The first book that I read in 2011 was the 2009 Giller Prize winner, The Bishop's Man, by investigative journalist Linden MacIntyre.

Rather shamefully, I have to admit that I have not read much (any) Canadian literature since taking an undergrad course of the same name at Western in the late 1980's.

I remember that I had to read the two big Canadian Margaret's - Atwood and Laurence - preferring Laurence. The only book that I enjoyed (remembered) from the syllabus was The Diviners.

So I figured that it was time to do some reading in my own backyard, and decided to start the new year with novels by Canadian authors. I was somewhat apprehensive about reading The Bishop's Man because of the sensitive subject matter. But I found that MacIntyre masterfully alluded to the darker issues, leaving most details to the reader's imagination and control. I enjoyed reading this novel even though it was way outside of my usual reading comfort zone - the timeframe changes at warp speed and loose ends are not really tied up. Some books require more energy be expended by the reader and that usually results in a better understanding of the author's intent. This book definitely made me think about the theme of contrition from the perspectives of several characters and I found it to be a worthwhile read.

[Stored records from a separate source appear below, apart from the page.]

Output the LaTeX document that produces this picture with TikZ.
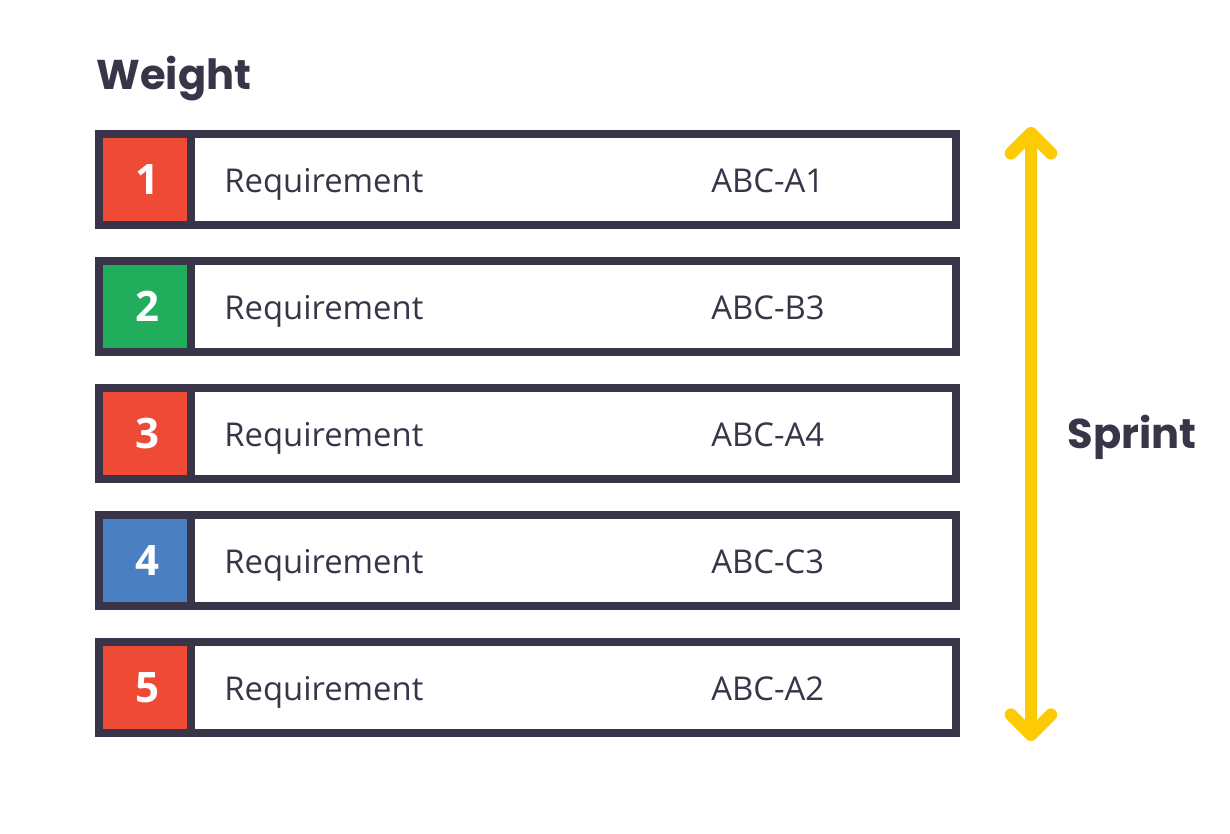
\documentclass[tikz,border=0pt]{standalone}
\usepackage{fontspec}
\setmainfont{Open Sans}
\newfontfamily\headfont{Poppins}
\usetikzlibrary{arrows.meta, positioning}
\definecolor{ink}{HTML}{3A3449}
\definecolor{wred}{HTML}{EF4A36}
\definecolor{wgreen}{HTML}{22AD5C}
\definecolor{wblue}{HTML}{4A7FC1}
\definecolor{sprintYellow}{HTML}{FDCB05}

\begin{document}
\begin{tikzpicture}
	[
		x=0.5pt, y=-0.5pt,
		rowBox/.style={
				rectangle,
				minimum width=428.5pt,
				minimum height=45.5pt,
				line width=4pt,
				draw=ink,
				fill=white,
				inner sep=0pt,
				outer sep=0pt,
			},
		weightBox/.style={
				rectangle,
				minimum width=46pt,
				minimum height=45.5pt,
				line width=4pt,
				draw=ink,
				inner sep=0pt,
				outer sep=0pt,
				text=white,
				font=\fontsize{21}{24}\selectfont\bfseries,
			},
		reqText/.style={
				inner sep=0pt,
				text=ink,
				font=\fontsize{16.4}{20}\selectfont,
			},
		headText/.style={
				inner sep=0pt,
				text=ink,
				font=\headfont\fontsize{20.8}{24}\selectfont\bfseries,
			},
		sprintArrow/.style={
				draw=sprintYellow,
				line width=6.3pt,
				line cap=round,
				line join=round,
				{Straight Barb[length=10pt, width=20pt, round]}-{Straight Barb[length=10pt, width=20pt, round]},
			},
	]
	\useasboundingbox (0,0) rectangle (1230,834);

	\node [headText, anchor=base west] (weightHead) at (96,90) {Weight};

	\foreach \n/\c/\code in {1/wred/A1, 2/wgreen/B3, 3/wred/A4, 4/wblue/C3, 5/wred/A2} {
		\node [rowBox] (row\n) at (527.5,{179.5+127*(\n-1)}) {};
		\node [weightBox, fill=\c, anchor=west] (weight\n) at (row\n.west) {\hspace{2pt}\n};
		\node [reqText, anchor=base west] (req\n) at (224,{192+127*(\n-1)}) {Requirement};
		\node [reqText, anchor=base west] (code\n) at (711,{192+127*(\n-1)}) {ABC-\code};
	}

	% sprint span
	\coordinate (sprintTop) at (1031,127);
	\coordinate (sprintBottom) at (1031,741);
	\draw [sprintArrow] (sprintTop) -- (sprintBottom);
	\node [headText, anchor=base west] (sprintLabel) at (1067,448) {Sprint};
\end{tikzpicture}
\end{document}
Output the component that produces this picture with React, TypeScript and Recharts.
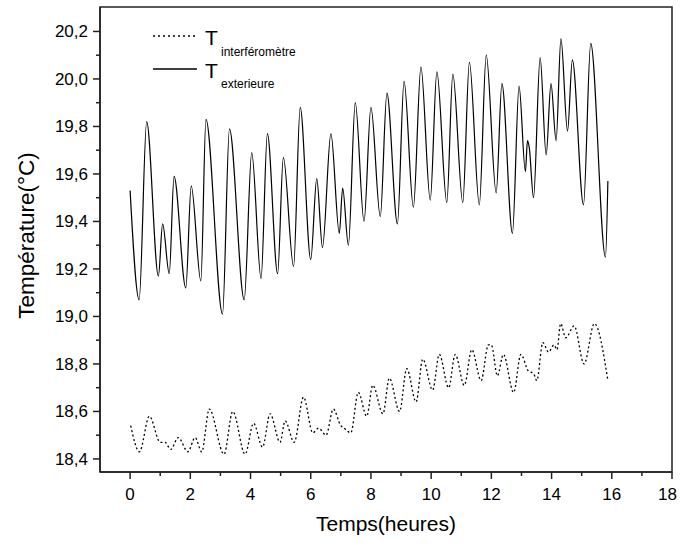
import React from 'react';
import { LineChart, Line, XAxis, YAxis, ReferenceArea, Legend } from 'recharts';

// T exterieure (solid)
const extTimes = [
  0.0, 0.3, 0.55, 0.94, 1.08, 1.3, 1.46, 1.85, 2.03, 2.35, 2.52, 3.07, 3.3, 3.79, 4.04, 4.35, 4.56, 4.9,
  5.09, 5.43, 5.65, 6.0, 6.2, 6.39, 6.67, 6.95, 7.06, 7.25, 7.48, 7.77, 8.0, 8.31, 8.53, 8.88, 9.1, 9.41,
  9.66, 9.97, 10.19, 10.52, 10.72, 11.05, 11.27, 11.6, 11.83, 12.16, 12.35, 12.7, 12.92, 13.13, 13.2,
  13.26, 13.4, 13.62, 13.82, 13.98, 14.15, 14.31, 14.53, 14.69, 15.06, 15.3, 15.79, 15.87,
];
const extValues = [
  19.53, 19.07, 19.82, 19.17, 19.39, 19.18, 19.59, 19.12, 19.55, 19.15, 19.83, 19.01, 19.79, 19.07, 19.69,
  19.16, 19.77, 19.18, 19.67, 19.21, 19.88, 19.24, 19.58, 19.29, 19.77, 19.35, 19.54, 19.3, 19.9, 19.4,
  19.88, 19.42, 19.94, 19.39, 19.99, 19.46, 20.05, 19.49, 20.03, 19.48, 20.02, 19.48, 20.07, 19.47, 20.1,
  19.52, 19.98, 19.35, 19.97, 19.61, 19.74, 19.71, 19.5, 20.09, 19.68, 19.98, 19.74, 20.17, 19.78, 20.08,
  19.47, 20.15, 19.25, 19.57,
];

// T interféromètre (dotted)
const intTimes = [
  0.02, 0.31, 0.64, 1.0, 1.16, 1.35, 1.6, 1.92, 2.16, 2.38, 2.63, 3.12, 3.41, 3.82, 4.1, 4.4, 4.65, 4.98,
  5.15, 5.45, 5.76, 6.07, 6.26, 6.51, 6.75, 7.0, 7.1, 7.33, 7.58, 7.86, 8.06, 8.4, 8.61, 8.95, 9.19, 9.5,
  9.72, 10.05, 10.27, 10.58, 10.8, 11.1, 11.35, 11.66, 11.9, 12.0, 12.2, 12.4, 12.74, 12.98, 13.23, 13.4,
  13.51, 13.71, 13.9, 14.08, 14.18, 14.3, 14.47, 14.75, 15.08, 15.42, 15.87,
];
const intValues = [
  18.54, 18.43, 18.58, 18.47, 18.47, 18.44, 18.49, 18.43, 18.49, 18.43, 18.61, 18.42, 18.6, 18.42, 18.55,
  18.45, 18.59, 18.47, 18.56, 18.47, 18.66, 18.51, 18.53, 18.5, 18.61, 18.54, 18.53, 18.51, 18.68, 18.58,
  18.71, 18.59, 18.74, 18.6, 18.78, 18.64, 18.82, 18.69, 18.84, 18.7, 18.84, 18.71, 18.86, 18.73, 18.88,
  18.88, 18.75, 18.84, 18.68, 18.84, 18.77, 18.76, 18.73, 18.89, 18.85, 18.88, 18.86, 18.97, 18.91, 18.96,
  18.8, 18.97, 18.73,
];

const xMajorTicks = [0, 2, 4, 6, 8, 10, 12, 14, 16, 18];
const xMinorTicks = [1, 3, 5, 7, 9, 11, 13, 15, 17];
const yMajorTicks = [18.4, 18.6, 18.8, 19.0, 19.2, 19.4, 19.6, 19.8, 20.0, 20.2];
const yMinorTicks = [18.5, 18.7, 18.9, 19.1, 19.3, 19.5, 19.7, 19.9, 20.1];

const xDomain: [number, number] = [-1, 18];
const yDomain: [number, number] = [18.345, 20.303];

const extData = extTimes.map((t, i) => ({ t, v: extValues[i] }));
const intData = intTimes.map((t, i) => ({ t, v: intValues[i] }));

const FONT = '"Liberation Sans", Arial, Helvetica, sans-serif';
const AXIS = '#222';

const isIn = (arr: number[], v: number) => arr.some((a) => Math.abs(a - v) < 1e-6);

const XTick = (props: any) => {
  const { x, y, payload } = props;
  const major = isIn(xMajorTicks, payload.value);
  const last = Math.abs(payload.value - xMajorTicks[xMajorTicks.length - 1]) < 1e-6;
  return (
    <g>
      <line x1={x} y1={y} x2={x} y2={y + (major ? 7 : 4)} stroke={AXIS} strokeWidth={1.5} />
      {major && (
        <text
          x={last ? x + 5 : x}
          y={y + 28}
          textAnchor={last ? 'end' : 'middle'}
          fontSize={17}
          fontFamily={FONT}
          fill="#000"
        >
          {String(payload.value)}
        </text>
      )}
    </g>
  );
};

const YTick = (props: any) => {
  const { x, y, payload } = props;
  const major = isIn(yMajorTicks, payload.value);
  return (
    <g>
      <line x1={x} y1={y} x2={x - (major ? 7 : 4)} y2={y} stroke={AXIS} strokeWidth={1.5} />
      {major && (
        <text x={x - 12} y={y + 6} textAnchor="end" fontSize={17} fontFamily={FONT} fill="#000">
          {Number(payload.value).toFixed(1).replace('.', ',')}
        </text>
      )}
    </g>
  );
};

const renderLegend = () => (
  <svg width={180} height={75} style={{ display: 'block', overflow: 'visible' }}>
    <line x1={3} y1={16} x2={47} y2={16} stroke="#000" strokeWidth={1.3} strokeDasharray="2 3" />
    <text x={55} y={25} fontSize={21} fontFamily={FONT} fill="#000">T</text>
    <text x={71} y={36} fontSize={12} fontFamily={FONT} fill="#000">interféromètre</text>
    <line x1={3} y1={49} x2={47} y2={49} stroke="#000" strokeWidth={1.3} />
    <text x={55} y={58} fontSize={21} fontFamily={FONT} fill="#000">T</text>
    <text x={71} y={68} fontSize={12} fontFamily={FONT} fill="#000">exterieure</text>
  </svg>
);

const XLabel = (props: any) => {
  const vb = props.viewBox || {};
  return (
    <text x={vb.x + vb.width / 2} y={vb.y + 59} textAnchor="middle" fontSize={21} fontFamily={FONT} fill="#000">
      Temps(heures)
    </text>
  );
};

const YLabel = (props: any) => {
  const vb = props.viewBox || {};
  const cx = 34;
  const cy = vb.y + vb.height / 2 - 4;
  return (
    <text
      x={cx}
      y={cy}
      transform={`rotate(-90, ${cx}, ${cy})`}
      textAnchor="middle"
      fontSize={22.5}
      fontFamily={FONT}
      fill="#000"
    >
      Température(°C)
    </text>
  );
};

export default function App() {
  return (
    <div style={{ position: 'absolute', left: 0, top: 0, background: '#fff' }}>
      <LineChart width={680} height={546} margin={{ top: 7, right: 8, bottom: 0, left: 0 }}>
        <XAxis
          dataKey="t"
          type="number"
          domain={xDomain}
          ticks={[...xMajorTicks, ...xMinorTicks].sort((a, b) => a - b)}
          allowDataOverflow
          height={74}
          tickSize={0}
          tickMargin={0}
          tickLine={false}
          tick={<XTick />}
          axisLine={{ stroke: AXIS, strokeWidth: 1.5 }}
          interval={0}
          label={<XLabel />}
        />
        <YAxis
          dataKey="v"
          type="number"
          domain={yDomain}
          ticks={[...yMajorTicks, ...yMinorTicks].sort((a, b) => a - b)}
          allowDataOverflow
          width={100}
          tickSize={0}
          tickMargin={0}
          tickLine={false}
          tick={<YTick />}
          axisLine={{ stroke: AXIS, strokeWidth: 1.5 }}
          interval={0}
          label={<YLabel />}
        />
        <ReferenceArea
          x1={xDomain[0]}
          x2={xDomain[1]}
          y1={yDomain[0]}
          y2={yDomain[1]}
          fill="none"
          fillOpacity={0}
          stroke={AXIS}
          strokeWidth={1.5}
          ifOverflow="visible"
        />
        <Line
          data={extData}
          dataKey="v"
          type="monotone"
          stroke="#000"
          strokeWidth={1.2}
          dot={false}
          isAnimationActive={false}
          name="T exterieure"
        />
        <Line
          data={intData}
          dataKey="v"
          type="monotone"
          stroke="#000"
          strokeWidth={1.3}
          strokeDasharray="2 2.5"
          dot={false}
          isAnimationActive={false}
          name="T interféromètre"
        />
        <Legend
          layout="vertical"
          align="center"
          verticalAlign="middle"
          content={renderLegend}
          wrapperStyle={{ left: 150, top: 20, width: 180, height: 75 }}
        />
      </LineChart>
    </div>
  );
}
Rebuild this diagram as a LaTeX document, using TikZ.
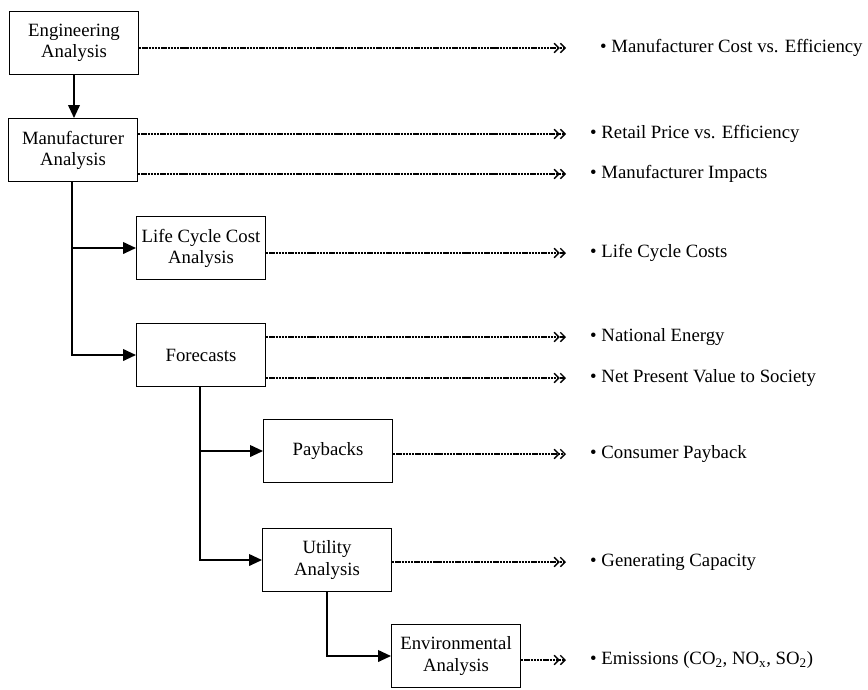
\documentclass[tikz,border=0pt]{standalone}
\usepackage{fontspec}
\setmainfont{Liberation Serif}
\usetikzlibrary{arrows.meta}

\tikzset{
  box/.style={draw,line width=1.2pt,minimum width=3.86cm,minimum height=1.88cm,
    inner sep=1pt,align=center,font=\fontsize{16}{18}\selectfont},
  result/.style={anchor=west,inner sep=0pt,font=\fontsize{16}{18}\selectfont},
  flow/.style={line width=1.2pt,-{Triangle[length=11pt,width=10pt]}},
  outarrow/.style={line width=0.9pt,dash pattern=on 2pt off 0.7pt,
    -{Straight Barb[length=4pt,width=8pt,line width=1.1pt]Straight Barb[length=4pt,width=8pt,line width=1.1pt]}}
}

\begin{document}
\begin{tikzpicture}[x=0.03cm,y=-0.03cm]
\useasboundingbox (0,0) rectangle (868,689);

% analysis boxes
\node[box] (eng) at (74,43) {Engineering\\Analysis};
\node[box] (manuf) at (73,150) {Manufacturer\\Analysis};
\node[box] (lcc) at (201,248) {Life Cycle Cost\\Analysis};
\node[box] (fore) at (201,355) {Forecasts};
\node[box] (pay) at (328,451) {Paybacks};
\node[box] (util) at (327,560) {Utility\\Analysis};
\node[box] (env) at (456,656) {Environmental\\Analysis};

% results
\node[result] (mce) at (600,48) {\textbullet\ Manufacturer Cost vs. Efficiency};
\node[result] (rpe) at (590,134) {\textbullet\ Retail Price vs. Efficiency};
\node[result] (mi) at (590,174) {\textbullet\ Manufacturer Impacts};
\node[result] (lcr) at (590,253) {\textbullet\ Life Cycle Costs};
\node[result] (ne) at (590,337) {\textbullet\ National Energy};
\node[result] (npv) at (590,378) {\textbullet\ Net Present Value to Society};
\node[result] (cp) at (590,454) {\textbullet\ Consumer Payback};
\node[result] (gc) at (590,562) {\textbullet\ Generating Capacity};
\node[result] (em) at (590,660) {\textbullet\ Emissions (CO\textsubscript{2}, NO\textsubscript{x}, SO\textsubscript{2})};

\coordinate (tip) at (566,0);

% flow between analyses
\draw[flow] (eng.south) -- (manuf.north -| eng.south);
\draw[flow] ([xshift=-1pt]manuf.south) |- (lcc.west);
\draw[flow] ([xshift=-1pt]manuf.south) |- (fore.west);
\draw[flow] ([xshift=-1pt]fore.south) |- (pay.west);
\draw[flow] ([xshift=-1pt]fore.south) |- (util.west);
\draw[flow] (util.south) |- (env.west);

% outputs
\draw[outarrow] (eng.east |- mce.west) -- (tip |- mce.west);
\draw[outarrow] (manuf.east |- rpe.west) -- (tip |- rpe.west);
\draw[outarrow] (manuf.east |- mi.west) -- (tip |- mi.west);
\draw[outarrow] (lcc.east |- lcr.west) -- (tip |- lcr.west);
\draw[outarrow] (fore.east |- ne.west) -- (tip |- ne.west);
\draw[outarrow] (fore.east |- npv.west) -- (tip |- npv.west);
\draw[outarrow] (pay.east |- cp.west) -- (tip |- cp.west);
\draw[outarrow] (util.east |- gc.west) -- (tip |- gc.west);
\draw[outarrow] (env.east |- em.west) -- (tip |- em.west);
\end{tikzpicture}
\end{document}
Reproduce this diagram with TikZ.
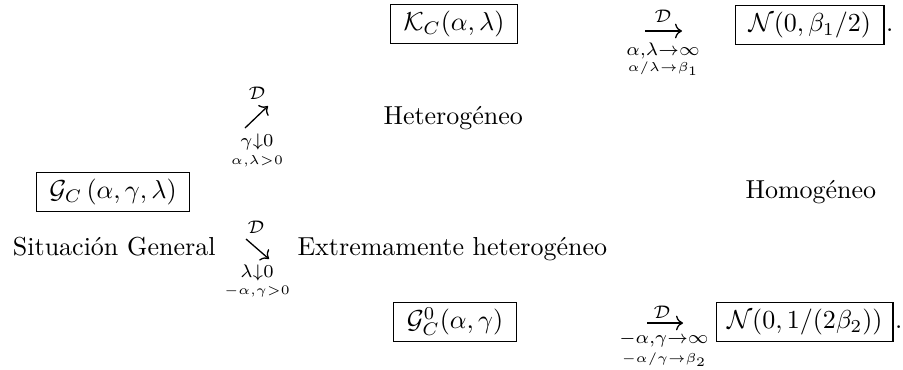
\documentclass[tikz,border=0pt]{standalone}
\usepackage{amsmath,amssymb}
\usetikzlibrary{arrows.meta}
\begin{document}
\begin{tikzpicture}[x=0.3846pt,y=-0.3846pt,
  box/.style={draw, line width=0.5pt, inner xsep=5pt, inner ysep=2.5pt, text height=7.5pt, text depth=2.5pt},
  lbl/.style={inner sep=0pt},
  txt/.style={inner sep=0pt},
  arr/.style={-{Computer Modern Rightarrow}, line width=0.5pt}]
\useasboundingbox (0,0) rectangle (903,369);

% top row
\node[box] (KC) at (454,24) {$\mathcal{K}_C(\alpha,\lambda)$};
\node[box, anchor=west] (N1) at (735,25) {$\mathcal{N}(0,\beta_1/2)$};
\node[txt, anchor=base west] (p1) at ([xshift=0.4pt]N1.base east) {.};
\coordinate (t1s) at (645,31);
\coordinate (t1e) at (682,31);
\draw[arr] (t1s) -- (t1e);
\node[lbl] (t1d) at (663,16) {$\scriptstyle\mathcal{D}$};
\node[lbl] (t1a) at (663,51) {$\scriptstyle\alpha,\lambda\to\infty$};
\node[lbl] (t1b) at (663,69) {$\scriptscriptstyle\alpha/\lambda\to\beta_1$};

% middle
\node[txt, anchor=base west] (het) at (383,124) {Heterog\'eneo};
\coordinate (d1s) at (245,128);
\coordinate (d1e) at (268,106);
\draw[arr] (d1s) -- (d1e);
\node[lbl] (d1d) at (257,93) {$\scriptstyle\mathcal{D}$};
\node[lbl] (d1a) at (257,142) {$\scriptstyle\gamma\downarrow 0$};
\node[lbl] (d1b) at (257,161) {$\scriptscriptstyle\alpha,\lambda>0$};

\node[box] (GC) at (113,192) {$\mathcal{G}_C\,(\alpha,\gamma,\lambda)$};
\node[txt, anchor=base west] (hom) at (745,198) {Homog\'eneo};
\node[txt, anchor=base east] (sit) at (216,255) {Situaci\'on General};

\coordinate (d2s) at (246,239);
\coordinate (d2e) at (269,259);
\draw[arr] (d2s) -- (d2e);
\node[lbl] (d2d) at (256,227) {$\scriptstyle\mathcal{D}$};
\node[lbl] (d2a) at (257,273) {$\scriptstyle\lambda\downarrow 0$};
\node[lbl] (d2b) at (257,291) {$\scriptscriptstyle-\alpha,\gamma>0$};
\node[txt, anchor=base west] (ext) at (297,255) {Extremamente heterog\'eneo};

% bottom row
\node[box] (G0) at (455,322) {$\mathcal{G}^0_C(\alpha,\gamma)$};
\node[box, anchor=west, inner xsep=4pt] (N2) at (716,322) {$\mathcal{N}(0,1/(2\beta_2))$};
\node[txt, anchor=base west] (p2) at ([xshift=0.4pt]N2.base east) {.};
\coordinate (t2s) at (647,323);
\coordinate (t2e) at (683,323);
\draw[arr] (t2s) -- (t2e);
\node[lbl] (t2d) at (662,312) {$\scriptstyle\mathcal{D}$};
\node[lbl] (t2a) at (664,340) {$\scriptstyle-\alpha,\gamma\to\infty$};
\node[lbl] (t2b) at (664,360) {$\scriptscriptstyle-\alpha/\gamma\to\beta_2$};
\end{tikzpicture}
\end{document}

MacIntyre said to the CBC:
"I thought it was time for someone to take a deep look at the impact of sexual abuse on a lot of people, not the least of which are the priests who have to continue to represent this church, in spite of the bad behaviour and deviance of other priests," he said in describing the inspiration for his book. The Bishop's Man is about "a priest who goes into the business idealistically, who realizes that priests also have feet of clay, and it leads him to a personal crisis," MacIntyre said. Father Duncan, the first-person narrator, has been his bishop's dutiful enforcer, employed to check the excesses of priests and to suppress the evidence, but he is forced to examine his own past under the strain of suspicion, obsession and guilt. The book is set in Antigonish, a place that MacIntyre calls one of most religious communities in Canada."

The Bishop's Man was published around the time of the scandal in Antigonish, Nova Scotia. In 2009, Bishop Raymond Lahey was arrested for having pornographic images of children on his laptop. What was even more disturbing was that Lahey had been the Vicar General of the Archdiocese of St. John's (a position also known as the Bishop's man) and had himself just months before announced the $15 million dollar settlement between the Diocese of Antigonish and the sexually abused victims (dating back to the fifties) of the diocese priests named in a class action lawsuit.

The prize jury said that MacIntyre's book was "a brave novel, conceived and written with impressive delicacy and understanding." I agree.